Juan Manuel Funes

Personal information
- Full name: Juan Manuel Funes Fernández
- Date of birth: May 16, 1966 (age 60)
- Place of birth: Guatemala City, Guatemala
- Position: Midfielder

Youth career
- Aurora

Senior career*
- Years: Team / Apps / (Gls)
- 1983–1986: Aurora / 53 / (4)
- 1986–1997: Municipal
- 1997–2001: Comunicaciones / 21 / (3)
- 2001–2003: Jalapa / 31 / (4)
- 2003–2005: Aurora / 20 / (0)

International career
- 1985–2000: Guatemala / 66 / (15)

Managerial career
- 2021–2022: Santa Lucía

= Juan Manuel Funes =

Guatemalan footballer (born 1966)

Juan Manuel Funes Fernández (born May 16, 1966), popularly known as Memín Funes is a Guatemalan football coach and former midfielder who played professionally for the three most successful clubs in Guatemala - Aurora F.C., Municipal, and Comunicaciones - and became a member and later captain of the Guatemala national team, which he represented in five World Cup qualification processes. He was recently manager for Liga Nacional club Santa Lucía.

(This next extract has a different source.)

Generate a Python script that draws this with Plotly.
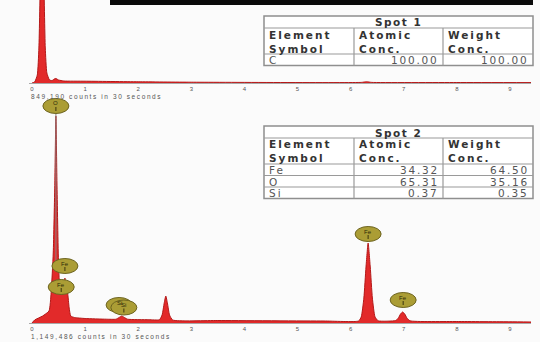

As of October 2006, he was part of the coaching staff of the Guatemala under-17 team.

==Club career==
As a teenager, Funes was part of the youth divisions of Aurora F.C., debuting in the Liga Mayor with that team. He then joined Municipal - the club he would permanently be most identified with -, where he would reach the peak of his career. During his tenure with the Rojos, Funes helped the team win three consecutive league titles in the 1987, 1988, and 1989–90 seasons, and two more in 1991–92 and 1993–94. He scored 43 goals in official tournaments for Municipal.

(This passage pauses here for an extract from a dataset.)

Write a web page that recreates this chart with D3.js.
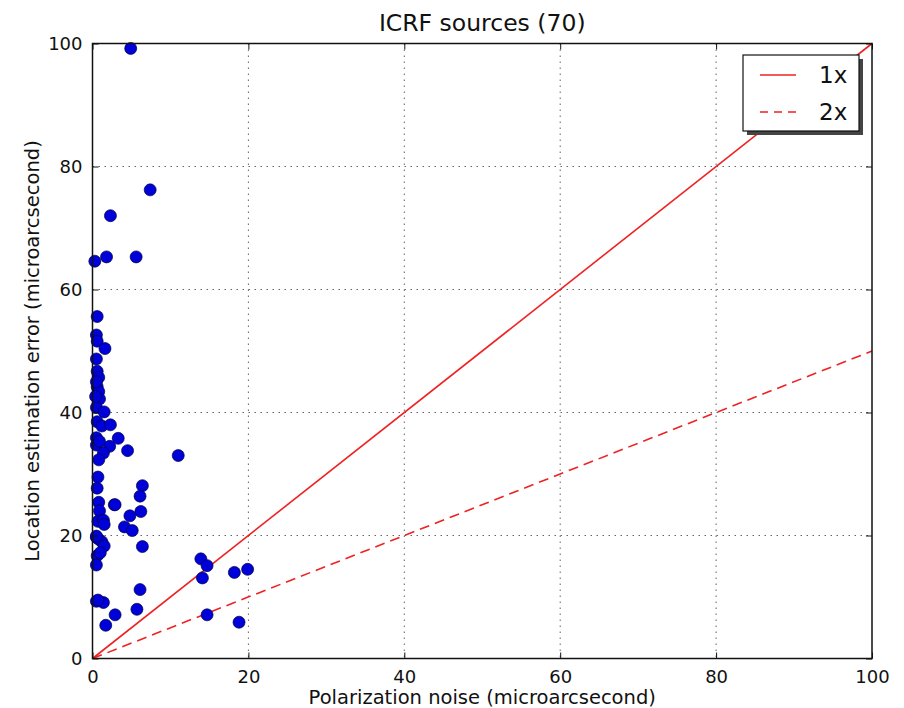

In 1997, Funes moved to Municipal's arch-rivals Comunicaciones, where he won four more league titles: 1997, 1999, Apertura 1999, and Clausura 2001. In 2001, he joined Deportivo Jalapa. After that he played a second tenure with Aurora, and after the team was relegated to Primera División in 2005, he retired from professional football.

A creative midfielder, Funes' play was characterized by good ball control, field vision, dribbling, and mobility. Although he was not a high-scoring midfielder, he would constantly create scoring chances for teammates in attack.

==International career==
Funes was part of the Guatemala youth squad that won the gold medal at the III Juegos Centroamericanos in 1986. In 1988, he was part of the squad that participated at the 1988 Olympic tournament, playing against Italy and Iraq.

At the full international level, he made 66 appearances from 1985 to 2000, scoring 15 goals. He was also the national team captain from 1994 to 2000. Funes participated in the 1986, 1990, 1994, 1998, and 2002 World Cup qualifying campaigns, becoming the first Guatemalan player ever to participate in five such processes. This record was tied in 2015 by Carlos Ruiz.

He was selected to the All-star team of the 1997 UNCAF Nations Cup tournament, where Guatemala finished in second place. His last international match was a September 2000 World Cup qualification match against the United States.